Pero esta vez acababa de suceder algo peor. El gimnasio «Universal» del piso 501, las habitaciones «Ejecutivas» del piso 591, 592, y 596; y lo que parecía la guardería infantil del piso 601, habían sido incineradas en silencio. El aroma en el humo era una revelación. Eso significaba que los rebeldes habrían tomado el piso de abajo.

El agua de cereza ya se chorreaba por el borde de mi boca. En la urgencia, intenté limpiar mis labios con las mangas; solté a Paula y endurecí mis piernas. Estirando mi cuello hacia atrás, sentí las cenizas de cientos de humanos en mi paladar.

Aparté a Phillip de ella y enrede mis manos en sus cabellos, arrastrándola por el suelo hasta llegar a la esquina occidental del mirador. A un lado del caos, me percaté que los invitados trataban torpemente de ingresar a los salones, pero chocaban entre ellos buscando abandonar la terraza.

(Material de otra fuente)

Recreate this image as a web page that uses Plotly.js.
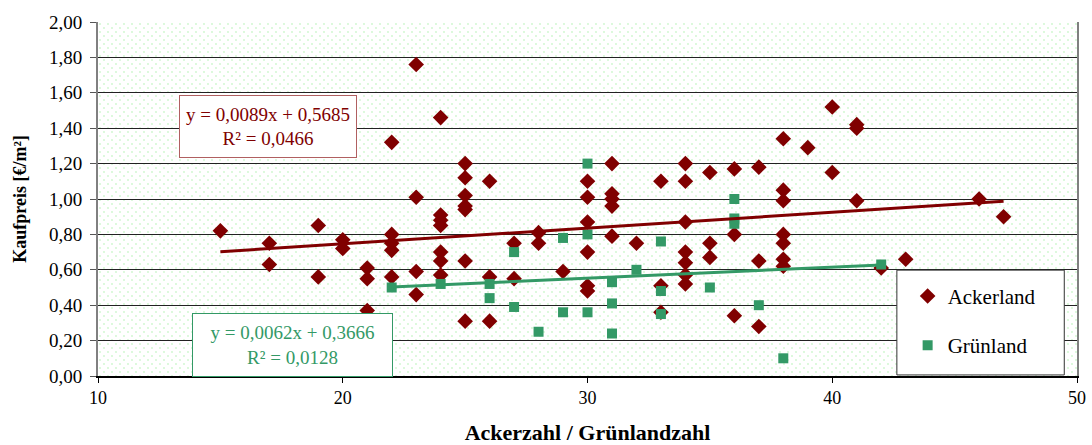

Paula se aferraba con fuerza a mi cuerpo. La arranqué de mis piernas y se dejó llevar. Nunca cerró sus ojos. Nunca me los quitó de encima. Tomó su alma, sabiendo que se iría.

La acosté al borde del abismo. No se resistió. Tomándola de la cintura, la até fuertemente a las sogas que sujetaban las inmensas telas ondeando sobre el balcón. Paula no comprendía lo que yo quería hacer con ella. Solté los ganchos que amarraban las fibras de satén con el barandal; el resto de los soportes despedazaron el cemento por la fuerza del viento. La joven, instantes antes de ser empujada al cielo, trató de rozar mi rostro con sus dedos, pero no lo consiguió. Al inflarse el monstruoso tejido de velas, Paula fue arrebatada por los aires.

Se fue perdiendo en una inmensidad de turquesas y mandarinas. Poco a poco se fue esfumando  su reflejo en el cristal amatista de los ventanales. Se elevó a pisos más altos, cerca de los astros artificiales. Debajo de ella, miles de ultra-rascacielos se descomponían en el verde de los campos; y los campos, que con brevedad se nublaban, cedían a la eternidad del océano.

Me pregunto si al alejarse, escuchó los gritos; el estruendo de tantos cuerpos que se arrojaban en desorden cuando tomaron la terraza; y si es más dulce morir, reposando sobre las nubes, que perder la vida… cayendo.